— EXERCISE DIRECTIONS —
Word for word, copy all the data and drop the pictures.

— DATA LINES —
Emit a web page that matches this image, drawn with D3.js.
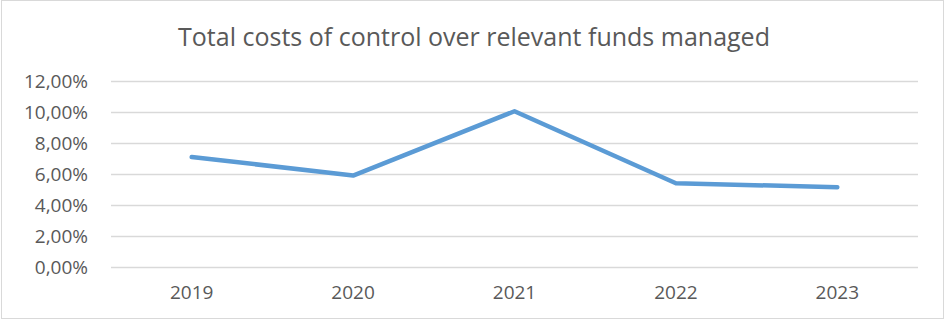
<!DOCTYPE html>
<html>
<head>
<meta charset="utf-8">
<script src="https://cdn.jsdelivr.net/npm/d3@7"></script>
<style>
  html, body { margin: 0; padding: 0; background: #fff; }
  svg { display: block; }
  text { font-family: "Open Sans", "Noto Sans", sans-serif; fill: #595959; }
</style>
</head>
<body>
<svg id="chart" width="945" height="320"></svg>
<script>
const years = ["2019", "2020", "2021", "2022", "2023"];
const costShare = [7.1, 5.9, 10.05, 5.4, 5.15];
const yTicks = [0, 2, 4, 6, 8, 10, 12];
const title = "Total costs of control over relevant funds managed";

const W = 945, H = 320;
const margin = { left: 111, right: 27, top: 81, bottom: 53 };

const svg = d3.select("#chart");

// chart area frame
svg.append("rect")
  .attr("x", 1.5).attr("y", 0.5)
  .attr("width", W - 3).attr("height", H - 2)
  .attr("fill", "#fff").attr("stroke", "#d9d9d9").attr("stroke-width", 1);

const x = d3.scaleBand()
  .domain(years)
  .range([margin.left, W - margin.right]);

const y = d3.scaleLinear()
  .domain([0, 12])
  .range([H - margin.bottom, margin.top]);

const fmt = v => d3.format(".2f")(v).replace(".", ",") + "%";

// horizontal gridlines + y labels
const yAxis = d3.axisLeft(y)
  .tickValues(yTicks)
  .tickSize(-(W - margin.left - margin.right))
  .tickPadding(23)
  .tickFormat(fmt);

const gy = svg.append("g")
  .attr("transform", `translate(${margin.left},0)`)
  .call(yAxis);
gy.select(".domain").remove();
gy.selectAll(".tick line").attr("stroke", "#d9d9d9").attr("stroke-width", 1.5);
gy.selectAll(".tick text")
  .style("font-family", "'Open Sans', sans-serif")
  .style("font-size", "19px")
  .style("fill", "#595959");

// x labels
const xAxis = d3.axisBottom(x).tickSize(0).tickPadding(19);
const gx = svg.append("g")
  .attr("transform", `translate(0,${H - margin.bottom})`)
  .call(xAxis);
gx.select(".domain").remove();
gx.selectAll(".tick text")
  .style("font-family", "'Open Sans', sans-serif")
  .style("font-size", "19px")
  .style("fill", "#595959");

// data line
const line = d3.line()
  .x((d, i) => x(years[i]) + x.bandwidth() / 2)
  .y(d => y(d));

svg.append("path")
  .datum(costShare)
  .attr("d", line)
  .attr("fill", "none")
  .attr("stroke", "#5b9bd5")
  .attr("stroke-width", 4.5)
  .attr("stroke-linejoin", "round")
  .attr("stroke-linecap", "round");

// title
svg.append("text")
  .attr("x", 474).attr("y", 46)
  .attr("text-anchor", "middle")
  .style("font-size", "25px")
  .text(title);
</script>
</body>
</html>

— THE ANSWER —
Emit a web page that matches this image, drawn with D3.js.
<!DOCTYPE html>
<html>
<head>
<meta charset="utf-8">
<script src="https://cdn.jsdelivr.net/npm/d3@7"></script>
<style>
  html, body { margin: 0; padding: 0; background: #fff; }
  svg { display: block; }
  text { font-family: "Open Sans", "Noto Sans", sans-serif; fill: #595959; }
</style>
</head>
<body>
<svg id="chart" width="945" height="320"></svg>
<script>
const years = ["2019", "2020", "2021", "2022", "2023"];
const costShare = [7.1, 5.9, 10.05, 5.4, 5.15];
const yTicks = [0, 2, 4, 6, 8, 10, 12];
const title = "Total costs of control over relevant funds managed";

const W = 945, H = 320;
const margin = { left: 111, right: 27, top: 81, bottom: 53 };

const svg = d3.select("#chart");

// chart area frame
svg.append("rect")
  .attr("x", 1.5).attr("y", 0.5)
  .attr("width", W - 3).attr("height", H - 2)
  .attr("fill", "#fff").attr("stroke", "#d9d9d9").attr("stroke-width", 1);

const x = d3.scaleBand()
  .domain(years)
  .range([margin.left, W - margin.right]);

const y = d3.scaleLinear()
  .domain([0, 12])
  .range([H - margin.bottom, margin.top]);

const fmt = v => d3.format(".2f")(v).replace(".", ",") + "%";

// horizontal gridlines + y labels
const yAxis = d3.axisLeft(y)
  .tickValues(yTicks)
  .tickSize(-(W - margin.left - margin.right))
  .tickPadding(23)
  .tickFormat(fmt);

const gy = svg.append("g")
  .attr("transform", `translate(${margin.left},0)`)
  .call(yAxis);
gy.select(".domain").remove();
gy.selectAll(".tick line").attr("stroke", "#d9d9d9").attr("stroke-width", 1.5);
gy.selectAll(".tick text")
  .style("font-family", "'Open Sans', sans-serif")
  .style("font-size", "19px")
  .style("fill", "#595959");

// x labels
const xAxis = d3.axisBottom(x).tickSize(0).tickPadding(19);
const gx = svg.append("g")
  .attr("transform", `translate(0,${H - margin.bottom})`)
  .call(xAxis);
gx.select(".domain").remove();
gx.selectAll(".tick text")
  .style("font-family", "'Open Sans', sans-serif")
  .style("font-size", "19px")
  .style("fill", "#595959");

// data line
const line = d3.line()
  .x((d, i) => x(years[i]) + x.bandwidth() / 2)
  .y(d => y(d));

svg.append("path")
  .datum(costShare)
  .attr("d", line)
  .attr("fill", "none")
  .attr("stroke", "#5b9bd5")
  .attr("stroke-width", 4.5)
  .attr("stroke-linejoin", "round")
  .attr("stroke-linecap", "round");

// title
svg.append("text")
  .attr("x", 474).attr("y", 46)
  .attr("text-anchor", "middle")
  .style("font-size", "25px")
  .text(title);
</script>
</body>
</html>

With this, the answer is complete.